Stop gambling with visa exempt if you visit Thailand frequently. Check your entry pattern risk for free, or get a professional Thailand Entry & Visa Risk Analysis through our services. A few minutes of preparation prevents thousands of baht in losses.
For more on managing your Thailand entries, read our visa exempt limits guide, the tourist visa vs visa exempt comparison, and the complete border run guide. If you are considering a longer-term solution, the DTV visa eliminates entry denial risk entirely for up to 5 years.
Frequently Asked Questions
Can Thailand deny entry even if I have a valid visa?
Yes. A visa grants permission to present yourself at the border, not guaranteed entry. Immigration officers have discretion to deny entry even with a valid visa if they suspect you don't meet entry requirements, plan to work illegally, or have a concerning entry pattern. However, denial with a valid visa is much rarer than denial on visa exempt entry.

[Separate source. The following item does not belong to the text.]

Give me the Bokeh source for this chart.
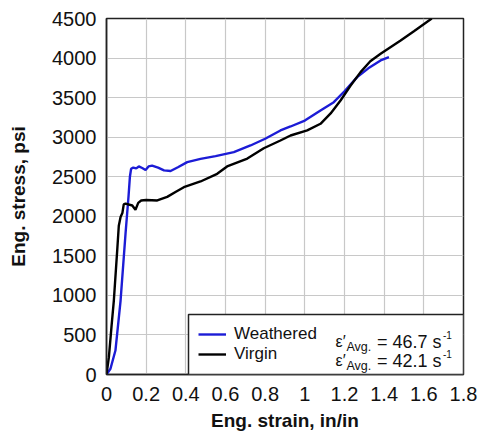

What happens after being denied entry to Thailand?
You'll be escorted to a holding area and put on the next available flight or transport back to your departure point, at your own expense. The denial is recorded in the immigration system. Your passport may receive a denied entry stamp. You can typically try again on a later date, though your history will be visible to future officers.
How long does a Thailand entry denial stay on record?
Entry denials remain in the Thai immigration database indefinitely. Each time you enter Thailand, officers can see your full entry and denial history. A single denial doesn't permanently bar you, but it does increase scrutiny on future visits. Having a proper visa on subsequent attempts significantly helps.
Can I appeal a Thailand entry denial?
There is no formal appeal process at the border. The immigration officer's decision is final at that moment. However, you can contact the Thai embassy in your home country for guidance on future entry, and you can apply for a visa before your next attempt, which shows proper preparation and legitimate purpose.